Altro giro, altro mondiale e altro regalo: per il 1994 ci sono gli Usa, padroni di casa. Non è facile prendere in mano una nazionale che pur con un movimento al limite tra professionisti e amatori deve fare bella figura. Nessun problema, anche qua fase a gironi passata e successiva eliminazione agli ottavi di finale contro il Brasile.
La giostra è irrefrenabile. Nel 1998 per Milutinovic c'è la Nigeria, ricca di talento ma indisciplinata: batte 3-2 la Spagna al debutto, finisce il girone in vetta ma si scioglie di nuovo agli ottavi di finale contro la Danimarca, che affetta la difesa delle Black Eagles, 4-1. Ecco, forse questa è l'unica vera delusione di Bora a livello di nazionali, magari qui si poteva combinare qualcosa di più.

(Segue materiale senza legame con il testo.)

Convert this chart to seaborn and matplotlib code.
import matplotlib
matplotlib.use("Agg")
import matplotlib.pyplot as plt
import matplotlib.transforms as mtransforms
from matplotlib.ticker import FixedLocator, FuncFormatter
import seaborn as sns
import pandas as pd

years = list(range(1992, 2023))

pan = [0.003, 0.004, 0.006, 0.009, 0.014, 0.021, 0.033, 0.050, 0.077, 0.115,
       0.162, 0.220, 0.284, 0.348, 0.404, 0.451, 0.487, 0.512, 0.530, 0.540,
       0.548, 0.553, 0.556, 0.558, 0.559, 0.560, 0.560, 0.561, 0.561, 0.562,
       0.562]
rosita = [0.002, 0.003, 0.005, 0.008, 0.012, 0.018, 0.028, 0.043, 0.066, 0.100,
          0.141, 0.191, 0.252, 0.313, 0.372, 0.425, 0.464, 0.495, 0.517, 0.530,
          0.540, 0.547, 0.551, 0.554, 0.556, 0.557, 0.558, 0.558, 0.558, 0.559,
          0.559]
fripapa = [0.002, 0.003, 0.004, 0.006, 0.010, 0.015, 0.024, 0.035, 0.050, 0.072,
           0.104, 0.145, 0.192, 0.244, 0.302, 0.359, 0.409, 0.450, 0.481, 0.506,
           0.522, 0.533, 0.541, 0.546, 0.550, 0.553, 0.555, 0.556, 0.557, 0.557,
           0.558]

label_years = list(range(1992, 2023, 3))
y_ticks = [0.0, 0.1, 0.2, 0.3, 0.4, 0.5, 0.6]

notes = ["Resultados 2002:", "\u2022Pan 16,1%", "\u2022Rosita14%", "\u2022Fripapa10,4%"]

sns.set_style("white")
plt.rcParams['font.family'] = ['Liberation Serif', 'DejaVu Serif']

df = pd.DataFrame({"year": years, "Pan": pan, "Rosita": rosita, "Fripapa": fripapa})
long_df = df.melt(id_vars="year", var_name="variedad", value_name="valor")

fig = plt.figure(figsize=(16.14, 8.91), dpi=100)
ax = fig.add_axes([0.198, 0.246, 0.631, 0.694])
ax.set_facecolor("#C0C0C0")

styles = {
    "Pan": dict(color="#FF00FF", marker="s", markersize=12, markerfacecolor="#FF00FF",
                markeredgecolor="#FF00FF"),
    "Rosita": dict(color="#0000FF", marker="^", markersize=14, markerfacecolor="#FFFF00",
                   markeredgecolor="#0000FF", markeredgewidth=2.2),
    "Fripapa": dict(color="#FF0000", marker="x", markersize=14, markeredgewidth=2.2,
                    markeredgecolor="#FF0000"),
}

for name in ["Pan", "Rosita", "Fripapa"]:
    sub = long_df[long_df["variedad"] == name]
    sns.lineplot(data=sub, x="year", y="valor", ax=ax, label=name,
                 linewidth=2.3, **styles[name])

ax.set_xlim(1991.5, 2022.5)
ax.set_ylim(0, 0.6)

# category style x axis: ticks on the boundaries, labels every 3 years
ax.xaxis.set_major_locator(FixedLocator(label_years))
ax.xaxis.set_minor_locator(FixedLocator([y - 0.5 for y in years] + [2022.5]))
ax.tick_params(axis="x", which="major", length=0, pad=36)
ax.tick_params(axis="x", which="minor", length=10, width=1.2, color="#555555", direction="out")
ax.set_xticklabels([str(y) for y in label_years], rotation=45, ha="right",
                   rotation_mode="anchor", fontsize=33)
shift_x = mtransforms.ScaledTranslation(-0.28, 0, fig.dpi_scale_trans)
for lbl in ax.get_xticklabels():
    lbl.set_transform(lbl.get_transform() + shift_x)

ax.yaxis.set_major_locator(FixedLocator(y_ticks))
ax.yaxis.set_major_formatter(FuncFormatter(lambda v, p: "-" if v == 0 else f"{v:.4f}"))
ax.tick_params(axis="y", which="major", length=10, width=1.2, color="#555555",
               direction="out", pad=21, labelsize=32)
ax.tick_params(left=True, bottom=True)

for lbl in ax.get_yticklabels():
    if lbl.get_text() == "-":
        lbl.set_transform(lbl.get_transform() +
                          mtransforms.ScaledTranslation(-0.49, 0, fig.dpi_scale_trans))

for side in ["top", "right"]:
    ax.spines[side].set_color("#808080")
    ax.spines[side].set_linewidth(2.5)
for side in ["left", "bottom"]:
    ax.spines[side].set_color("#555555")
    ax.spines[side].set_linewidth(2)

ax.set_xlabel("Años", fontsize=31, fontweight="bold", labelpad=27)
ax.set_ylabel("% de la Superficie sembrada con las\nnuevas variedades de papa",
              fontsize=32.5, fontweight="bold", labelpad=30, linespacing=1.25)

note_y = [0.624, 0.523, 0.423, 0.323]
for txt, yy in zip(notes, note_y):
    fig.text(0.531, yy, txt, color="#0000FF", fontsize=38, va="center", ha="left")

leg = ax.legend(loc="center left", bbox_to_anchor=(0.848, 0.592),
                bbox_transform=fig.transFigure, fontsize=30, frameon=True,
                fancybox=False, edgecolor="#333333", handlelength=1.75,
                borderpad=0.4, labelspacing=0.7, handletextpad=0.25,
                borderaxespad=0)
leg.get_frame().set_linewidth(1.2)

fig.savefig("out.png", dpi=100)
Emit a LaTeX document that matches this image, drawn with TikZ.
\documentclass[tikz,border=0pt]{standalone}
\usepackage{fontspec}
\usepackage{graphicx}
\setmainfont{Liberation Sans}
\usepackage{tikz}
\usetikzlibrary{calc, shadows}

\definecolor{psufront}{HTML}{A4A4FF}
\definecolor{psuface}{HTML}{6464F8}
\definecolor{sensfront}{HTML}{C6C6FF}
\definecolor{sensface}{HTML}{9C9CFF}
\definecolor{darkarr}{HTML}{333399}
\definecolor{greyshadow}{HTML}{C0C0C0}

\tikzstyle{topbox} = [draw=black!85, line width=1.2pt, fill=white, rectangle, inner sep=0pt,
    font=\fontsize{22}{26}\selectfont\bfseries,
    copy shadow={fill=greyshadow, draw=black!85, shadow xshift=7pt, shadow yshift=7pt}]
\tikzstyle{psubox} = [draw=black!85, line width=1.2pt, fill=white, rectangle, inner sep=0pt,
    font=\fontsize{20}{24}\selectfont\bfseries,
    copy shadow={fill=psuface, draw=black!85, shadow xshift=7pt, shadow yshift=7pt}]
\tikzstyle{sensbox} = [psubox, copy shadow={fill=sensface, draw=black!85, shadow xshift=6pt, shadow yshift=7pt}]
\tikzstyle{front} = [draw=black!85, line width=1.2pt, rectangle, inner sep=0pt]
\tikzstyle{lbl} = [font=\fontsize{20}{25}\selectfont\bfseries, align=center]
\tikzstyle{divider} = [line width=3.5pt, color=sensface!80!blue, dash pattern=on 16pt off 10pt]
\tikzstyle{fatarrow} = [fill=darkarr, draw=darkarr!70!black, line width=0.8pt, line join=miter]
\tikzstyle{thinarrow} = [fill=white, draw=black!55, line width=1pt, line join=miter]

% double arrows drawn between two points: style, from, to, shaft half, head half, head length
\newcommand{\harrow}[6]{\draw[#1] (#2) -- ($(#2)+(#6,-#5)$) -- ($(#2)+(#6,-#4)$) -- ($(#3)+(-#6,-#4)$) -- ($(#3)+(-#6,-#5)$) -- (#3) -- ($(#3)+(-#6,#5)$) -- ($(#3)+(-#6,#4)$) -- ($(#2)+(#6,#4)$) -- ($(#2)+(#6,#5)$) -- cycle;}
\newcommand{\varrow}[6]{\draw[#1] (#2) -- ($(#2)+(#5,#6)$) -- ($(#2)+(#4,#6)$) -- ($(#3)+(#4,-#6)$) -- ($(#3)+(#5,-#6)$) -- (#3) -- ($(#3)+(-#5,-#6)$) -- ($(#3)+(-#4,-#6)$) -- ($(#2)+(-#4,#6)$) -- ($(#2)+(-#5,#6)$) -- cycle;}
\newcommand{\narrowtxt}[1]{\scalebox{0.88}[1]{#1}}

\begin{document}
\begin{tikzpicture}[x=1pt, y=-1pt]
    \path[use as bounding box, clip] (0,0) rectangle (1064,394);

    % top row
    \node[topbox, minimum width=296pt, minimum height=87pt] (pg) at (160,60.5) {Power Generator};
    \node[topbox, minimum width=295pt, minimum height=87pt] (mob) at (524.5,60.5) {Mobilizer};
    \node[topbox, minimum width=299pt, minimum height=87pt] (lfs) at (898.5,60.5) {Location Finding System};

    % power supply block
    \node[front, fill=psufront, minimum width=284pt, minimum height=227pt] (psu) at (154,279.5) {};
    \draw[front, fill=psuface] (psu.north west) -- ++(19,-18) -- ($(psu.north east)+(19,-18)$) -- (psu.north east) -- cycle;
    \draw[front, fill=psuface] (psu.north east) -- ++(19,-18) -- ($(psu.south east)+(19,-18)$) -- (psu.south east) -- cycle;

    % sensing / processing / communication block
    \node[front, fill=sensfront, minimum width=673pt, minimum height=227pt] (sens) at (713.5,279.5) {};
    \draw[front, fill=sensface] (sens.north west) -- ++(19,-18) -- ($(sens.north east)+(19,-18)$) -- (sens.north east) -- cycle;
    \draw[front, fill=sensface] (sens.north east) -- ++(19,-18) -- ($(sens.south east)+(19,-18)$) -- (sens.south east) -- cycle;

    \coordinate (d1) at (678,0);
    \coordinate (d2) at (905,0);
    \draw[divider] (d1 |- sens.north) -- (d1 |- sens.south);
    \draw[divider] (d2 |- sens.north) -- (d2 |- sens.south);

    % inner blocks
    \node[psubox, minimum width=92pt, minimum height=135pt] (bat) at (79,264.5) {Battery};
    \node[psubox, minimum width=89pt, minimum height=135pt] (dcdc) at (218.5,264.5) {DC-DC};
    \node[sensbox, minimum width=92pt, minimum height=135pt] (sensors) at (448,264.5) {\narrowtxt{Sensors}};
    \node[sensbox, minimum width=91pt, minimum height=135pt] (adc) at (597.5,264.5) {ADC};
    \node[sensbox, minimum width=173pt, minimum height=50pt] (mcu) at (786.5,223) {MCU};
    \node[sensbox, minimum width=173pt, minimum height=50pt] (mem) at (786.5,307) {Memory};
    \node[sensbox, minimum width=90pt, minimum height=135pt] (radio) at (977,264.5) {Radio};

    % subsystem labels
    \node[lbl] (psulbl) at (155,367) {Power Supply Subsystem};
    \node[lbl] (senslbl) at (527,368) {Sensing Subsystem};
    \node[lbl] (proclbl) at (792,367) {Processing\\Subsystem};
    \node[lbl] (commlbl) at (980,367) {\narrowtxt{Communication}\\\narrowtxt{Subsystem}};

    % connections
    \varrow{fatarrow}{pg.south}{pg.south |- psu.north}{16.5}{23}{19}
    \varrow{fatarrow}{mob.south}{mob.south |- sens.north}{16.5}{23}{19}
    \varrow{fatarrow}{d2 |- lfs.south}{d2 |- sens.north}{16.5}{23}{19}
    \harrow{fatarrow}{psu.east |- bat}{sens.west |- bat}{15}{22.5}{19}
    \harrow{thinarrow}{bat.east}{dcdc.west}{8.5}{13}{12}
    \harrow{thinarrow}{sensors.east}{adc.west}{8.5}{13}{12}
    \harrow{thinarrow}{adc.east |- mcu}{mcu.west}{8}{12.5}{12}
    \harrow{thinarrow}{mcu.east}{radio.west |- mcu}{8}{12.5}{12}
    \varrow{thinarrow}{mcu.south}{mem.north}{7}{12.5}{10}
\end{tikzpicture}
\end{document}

Non finisce qui, no. Capolavoro tra i capolavori, il mondiale del 2002 raggiunto con la Cina, mai vista in questo torneo prima e dopo di allora. La squadra è chiaramente la peggiore delle 32 in corsa, non segna neanche un gol e quando gioca contro il Brasile è uno 0-4 che mette di fronte calciatori di una differenza abissale. Non importa, per Bora è un record al momento solamente pareggiato da Parreira.
Ambasciatore del calcio in tre continenti (tre e mezzo se vogliamo dividere l'America in Nord e Centro): il pallone è arrivato ovunque nel mondo grazie anche a gente come Bora.